What is expected
Strip the pictures and reproduce the rest of the listing exactly.

* Start *

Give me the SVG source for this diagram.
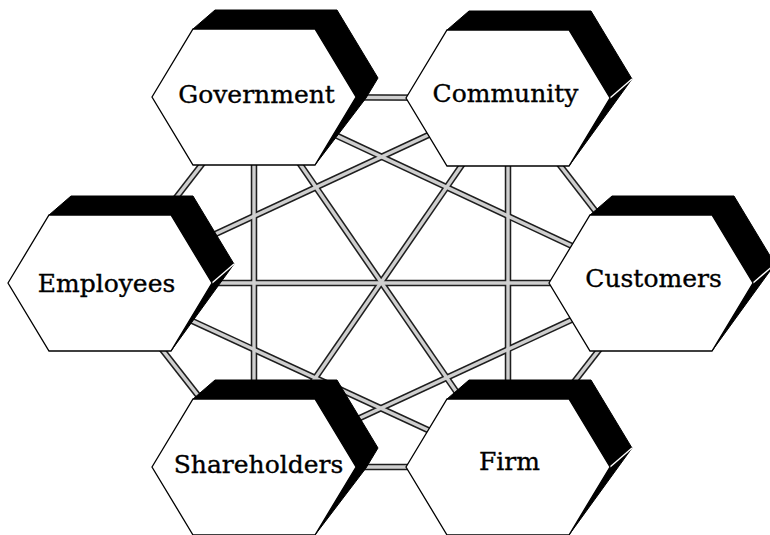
<svg xmlns="http://www.w3.org/2000/svg" xmlns:xlink="http://www.w3.org/1999/xlink" width="770" height="535" viewBox="0 0 770 535">
<style>
.outer{stroke:#1e1e1e;stroke-width:6.5;fill:none}
.inner{stroke:#cfcfcf;stroke-width:3.4;fill:none}
.front{fill:#fff;stroke:#000;stroke-width:1.3;stroke-linejoin:miter}
.shadow{fill:#000;stroke:#000;stroke-width:1}
.bevel{stroke:#fff;stroke-width:1.4}
.label{font-family:"DejaVu Serif","Liberation Serif",serif;font-size:25px;fill:#000;stroke:#000;stroke-width:0.35;text-anchor:middle}
</style>
<defs>
<g id="edges">
<line x1="254" y1="97" x2="508" y2="98"/>
<line x1="254" y1="97" x2="110" y2="283"/>
<line x1="254" y1="97" x2="651" y2="283"/>
<line x1="254" y1="97" x2="254" y2="467"/>
<line x1="254" y1="97" x2="508" y2="467"/>
<line x1="508" y1="98" x2="110" y2="283"/>
<line x1="508" y1="98" x2="651" y2="283"/>
<line x1="508" y1="98" x2="254" y2="467"/>
<line x1="508" y1="98" x2="508" y2="467"/>
<line x1="110" y1="283" x2="651" y2="283"/>
<line x1="110" y1="283" x2="254" y2="467"/>
<line x1="110" y1="283" x2="508" y2="467"/>
<line x1="651" y1="283" x2="254" y2="467"/>
<line x1="651" y1="283" x2="508" y2="467"/>
<line x1="254" y1="467" x2="508" y2="467"/>
</g>
<polygon id="hexFront" class="front" points="-102,0 -61,-68 61,-68 102,0 61,68 -61,68"/>
<polygon id="shadowA" class="shadow" points="-61,-68 -39,-87 83,-87 124,-19 112,1 61,68 0,0"/>
<polygon id="shadowB" class="shadow" points="-61,-68 -39,-87 83,-87 124,-19 61,68 0,0"/>
<line id="bevelLine" class="bevel" x1="102" y1="0" x2="124" y2="-19"/>
</defs>
<rect width="770" height="535" fill="#fff"/>
<g id="connectors">
<use xlink:href="#edges" class="outer"/>
<use xlink:href="#edges" class="inner"/>
</g>
<g id="government" transform="translate(254,97)">
<use xlink:href="#shadowA"/>
<use xlink:href="#hexFront"/>
<text class="label" x="2.5" y="6">Government</text>
</g>
<g id="community" transform="translate(508,98)">
<use xlink:href="#shadowB"/>
<use xlink:href="#bevelLine"/>
<use xlink:href="#hexFront"/>
<text class="label" x="-2.5" y="4">Community</text>
</g>
<g id="employees" transform="translate(110,283)">
<use xlink:href="#shadowB"/>
<use xlink:href="#bevelLine"/>
<use xlink:href="#hexFront"/>
<text class="label" x="-3.5" y="9">Employees</text>
</g>
<g id="customers" transform="translate(651,283)">
<use xlink:href="#shadowB"/>
<use xlink:href="#bevelLine"/>
<use xlink:href="#hexFront"/>
<text class="label" x="2.5" y="4">Customers</text>
</g>
<g id="shareholders" transform="translate(254,467)">
<use xlink:href="#shadowA"/>
<use xlink:href="#hexFront"/>
<text class="label" x="4.5" y="6">Shareholders</text>
</g>
<g id="firm" transform="translate(508,467)">
<use xlink:href="#shadowB"/>
<use xlink:href="#bevelLine"/>
<use xlink:href="#hexFront"/>
<text class="label" x="1.5" y="3">Firm</text>
</g>
</svg>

* End *

Reply to the exercise
Give me the SVG source for this diagram.
<svg xmlns="http://www.w3.org/2000/svg" xmlns:xlink="http://www.w3.org/1999/xlink" width="770" height="535" viewBox="0 0 770 535">
<style>
.outer{stroke:#1e1e1e;stroke-width:6.5;fill:none}
.inner{stroke:#cfcfcf;stroke-width:3.4;fill:none}
.front{fill:#fff;stroke:#000;stroke-width:1.3;stroke-linejoin:miter}
.shadow{fill:#000;stroke:#000;stroke-width:1}
.bevel{stroke:#fff;stroke-width:1.4}
.label{font-family:"DejaVu Serif","Liberation Serif",serif;font-size:25px;fill:#000;stroke:#000;stroke-width:0.35;text-anchor:middle}
</style>
<defs>
<g id="edges">
<line x1="254" y1="97" x2="508" y2="98"/>
<line x1="254" y1="97" x2="110" y2="283"/>
<line x1="254" y1="97" x2="651" y2="283"/>
<line x1="254" y1="97" x2="254" y2="467"/>
<line x1="254" y1="97" x2="508" y2="467"/>
<line x1="508" y1="98" x2="110" y2="283"/>
<line x1="508" y1="98" x2="651" y2="283"/>
<line x1="508" y1="98" x2="254" y2="467"/>
<line x1="508" y1="98" x2="508" y2="467"/>
<line x1="110" y1="283" x2="651" y2="283"/>
<line x1="110" y1="283" x2="254" y2="467"/>
<line x1="110" y1="283" x2="508" y2="467"/>
<line x1="651" y1="283" x2="254" y2="467"/>
<line x1="651" y1="283" x2="508" y2="467"/>
<line x1="254" y1="467" x2="508" y2="467"/>
</g>
<polygon id="hexFront" class="front" points="-102,0 -61,-68 61,-68 102,0 61,68 -61,68"/>
<polygon id="shadowA" class="shadow" points="-61,-68 -39,-87 83,-87 124,-19 112,1 61,68 0,0"/>
<polygon id="shadowB" class="shadow" points="-61,-68 -39,-87 83,-87 124,-19 61,68 0,0"/>
<line id="bevelLine" class="bevel" x1="102" y1="0" x2="124" y2="-19"/>
</defs>
<rect width="770" height="535" fill="#fff"/>
<g id="connectors">
<use xlink:href="#edges" class="outer"/>
<use xlink:href="#edges" class="inner"/>
</g>
<g id="government" transform="translate(254,97)">
<use xlink:href="#shadowA"/>
<use xlink:href="#hexFront"/>
<text class="label" x="2.5" y="6">Government</text>
</g>
<g id="community" transform="translate(508,98)">
<use xlink:href="#shadowB"/>
<use xlink:href="#bevelLine"/>
<use xlink:href="#hexFront"/>
<text class="label" x="-2.5" y="4">Community</text>
</g>
<g id="employees" transform="translate(110,283)">
<use xlink:href="#shadowB"/>
<use xlink:href="#bevelLine"/>
<use xlink:href="#hexFront"/>
<text class="label" x="-3.5" y="9">Employees</text>
</g>
<g id="customers" transform="translate(651,283)">
<use xlink:href="#shadowB"/>
<use xlink:href="#bevelLine"/>
<use xlink:href="#hexFront"/>
<text class="label" x="2.5" y="4">Customers</text>
</g>
<g id="shareholders" transform="translate(254,467)">
<use xlink:href="#shadowA"/>
<use xlink:href="#hexFront"/>
<text class="label" x="4.5" y="6">Shareholders</text>
</g>
<g id="firm" transform="translate(508,467)">
<use xlink:href="#shadowB"/>
<use xlink:href="#bevelLine"/>
<use xlink:href="#hexFront"/>
<text class="label" x="1.5" y="3">Firm</text>
</g>
</svg>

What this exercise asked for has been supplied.